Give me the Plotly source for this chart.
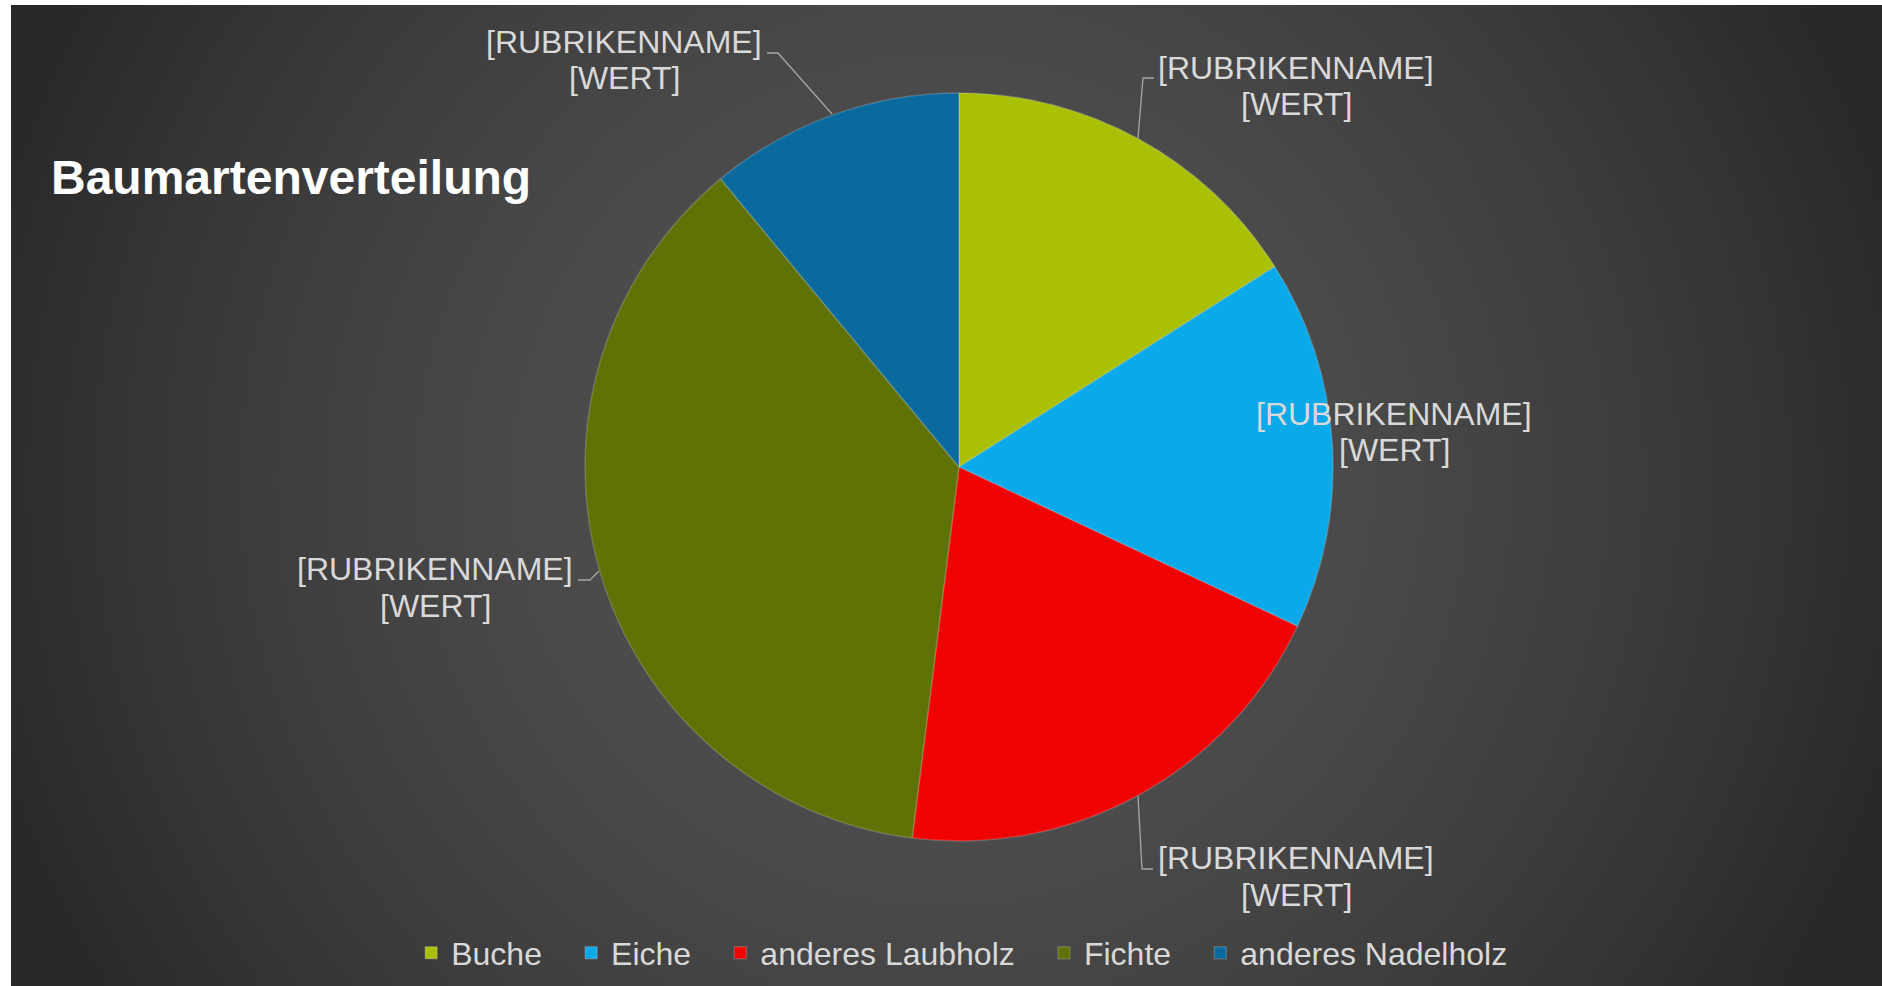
import base64
import struct
import zlib

import plotly.graph_objects as go

# data
baumarten = ["Buche", "Eiche", "anderes Laubholz", "Fichte", "anderes Nadelholz"]
anteile = [16, 16, 20, 37, 11]
farben = ["#a9c005", "#09a9ea", "#f00202", "#5f7206", "#0a699d"]
label_text = ["[RUBRIKENNAME]", "[WERT]"]

W, H = 1882, 986


def px(x, y):
    # pixel -> paper coords
    return x / W, 1 - y / H


# radial gradient background as a small png
def gradient_png(w, h):
    rows = []
    for j in range(h):
        row = bytearray()
        for i in range(w):
            x = 11 + (i + 0.5) * (W - 11) / w
            y = 5 + (j + 0.5) * (H - 5) / h
            t = min(((x - 941) ** 2 + (y - 480) ** 2) ** 0.5 / 1000, 1.0)
            row.append(int(round(40 + 42 * (1 - t ** 1.8))))
        rows.append(b"\x00" + bytes(row))

    def chunk(tag, data):
        c = struct.pack(">I", len(data)) + tag + data
        return c + struct.pack(">I", zlib.crc32(tag + data) & 0xffffffff)

    ihdr = struct.pack(">IIBBBBB", w, h, 8, 0, 0, 0, 0)
    png = b"\x89PNG\r\n\x1a\n" + chunk(b"IHDR", ihdr) + chunk(b"IDAT", zlib.compress(b"".join(rows))) + chunk(b"IEND", b"")
    return "data:image/png;base64," + base64.b64encode(png).decode()


x0, y1 = px(585, 93)
x1, y0 = px(1333, 841)

# a bit of extra room between legend entries (like excel)
legend_names = [b + "\u00a0" * 2 + "\u2009" if k < len(baumarten) - 1 else b for k, b in enumerate(baumarten)]

pie = go.Pie(
    labels=legend_names,
    values=anteile,
    sort=False,
    direction="clockwise",
    rotation=0,
    textinfo="none",
    marker=dict(colors=farben, line=dict(color="rgba(255,255,255,0.18)", width=1.5)),
    domain=dict(x=[x0, x1], y=[y0, y1]),
)

fig = go.Figure(pie)

# label positions (line centres, px) and leader lines
label_pos = [(1296, 68), (1394, 414), (1296, 858), (435, 569), (624, 42)]
leader = [
    [(1154, 78), (1143, 78), (1138, 138)],
    None,
    [(1138, 796), (1142, 869), (1153, 869)],
    [(578, 580), (590, 580), (599, 571)],
    [(767, 53), (778, 53), (832, 114)],
]

annotations = []
shapes = []
for (lx, ly), ll in zip(label_pos, leader):
    for k, txt in enumerate(label_text):
        ax, ay = px(lx, ly + k * 36.5)
        annotations.append(dict(
            text=txt, x=ax, y=ay, xref="paper", yref="paper",
            xanchor="center", yanchor="middle", showarrow=False,
            font=dict(size=32, color="#d9d9d9", family="Liberation Sans, Arial"),
        ))
    if ll:
        path = ""
        for n, (x, y) in enumerate(ll):
            qx, qy = px(x, y)
            path += ("M" if n == 0 else "L") + f"{qx},{qy} "
        shapes.append(dict(type="path", path=path, xref="paper", yref="paper",
                           line=dict(color="#a6a6a6", width=1.3)))

tx, ty = px(49, 177)
annotations.append(dict(
    text="<b>Baumartenverteilung</b>", x=tx, y=ty, xref="paper", yref="paper",
    xanchor="left", yanchor="middle", showarrow=False,
    font=dict(size=48, color="#ffffff", family="Liberation Sans, Arial"),
))

bx, by = px(11, 5)
fig.update_layout(
    width=W,
    height=H,
    margin=dict(l=0, r=0, t=0, b=0),
    paper_bgcolor="#ffffff",
    plot_bgcolor="rgba(0,0,0,0)",
    images=[dict(source=gradient_png(235, 123), xref="paper", yref="paper",
                 x=bx, y=by, sizex=1 - bx, sizey=by, xanchor="left", yanchor="top",
                 sizing="stretch", layer="below")],
    legend=dict(orientation="h", x=0.511, y=1 - 953 / H, xanchor="center", yanchor="middle",
                font=dict(size=32, color="#d9d9d9", family="Liberation Sans, Arial"),
                bgcolor="rgba(0,0,0,0)", itemwidth=30),
    annotations=annotations,
    shapes=shapes,
)

fig.write_html("out.html", config={"displayModeBar": False},
               post_script="document.body.style.margin='0';document.body.style.overflow='hidden';")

> [Aim of the task] With the pictures left out, restate word for word every line of the data above, from the first down to the line that contains "fig = go.Figure(pie)".

> [Answer to this exercise]
Give me the Plotly source for this chart.
import base64
import struct
import zlib

import plotly.graph_objects as go

# data
baumarten = ["Buche", "Eiche", "anderes Laubholz", "Fichte", "anderes Nadelholz"]
anteile = [16, 16, 20, 37, 11]
farben = ["#a9c005", "#09a9ea", "#f00202", "#5f7206", "#0a699d"]
label_text = ["[RUBRIKENNAME]", "[WERT]"]

W, H = 1882, 986


def px(x, y):
    # pixel -> paper coords
    return x / W, 1 - y / H


# radial gradient background as a small png
def gradient_png(w, h):
    rows = []
    for j in range(h):
        row = bytearray()
        for i in range(w):
            x = 11 + (i + 0.5) * (W - 11) / w
            y = 5 + (j + 0.5) * (H - 5) / h
            t = min(((x - 941) ** 2 + (y - 480) ** 2) ** 0.5 / 1000, 1.0)
            row.append(int(round(40 + 42 * (1 - t ** 1.8))))
        rows.append(b"\x00" + bytes(row))

    def chunk(tag, data):
        c = struct.pack(">I", len(data)) + tag + data
        return c + struct.pack(">I", zlib.crc32(tag + data) & 0xffffffff)

    ihdr = struct.pack(">IIBBBBB", w, h, 8, 0, 0, 0, 0)
    png = b"\x89PNG\r\n\x1a\n" + chunk(b"IHDR", ihdr) + chunk(b"IDAT", zlib.compress(b"".join(rows))) + chunk(b"IEND", b"")
    return "data:image/png;base64," + base64.b64encode(png).decode()


x0, y1 = px(585, 93)
x1, y0 = px(1333, 841)

# a bit of extra room between legend entries (like excel)
legend_names = [b + "\u00a0" * 2 + "\u2009" if k < len(baumarten) - 1 else b for k, b in enumerate(baumarten)]

pie = go.Pie(
    labels=legend_names,
    values=anteile,
    sort=False,
    direction="clockwise",
    rotation=0,
    textinfo="none",
    marker=dict(colors=farben, line=dict(color="rgba(255,255,255,0.18)", width=1.5)),
    domain=dict(x=[x0, x1], y=[y0, y1]),
)

fig = go.Figure(pie)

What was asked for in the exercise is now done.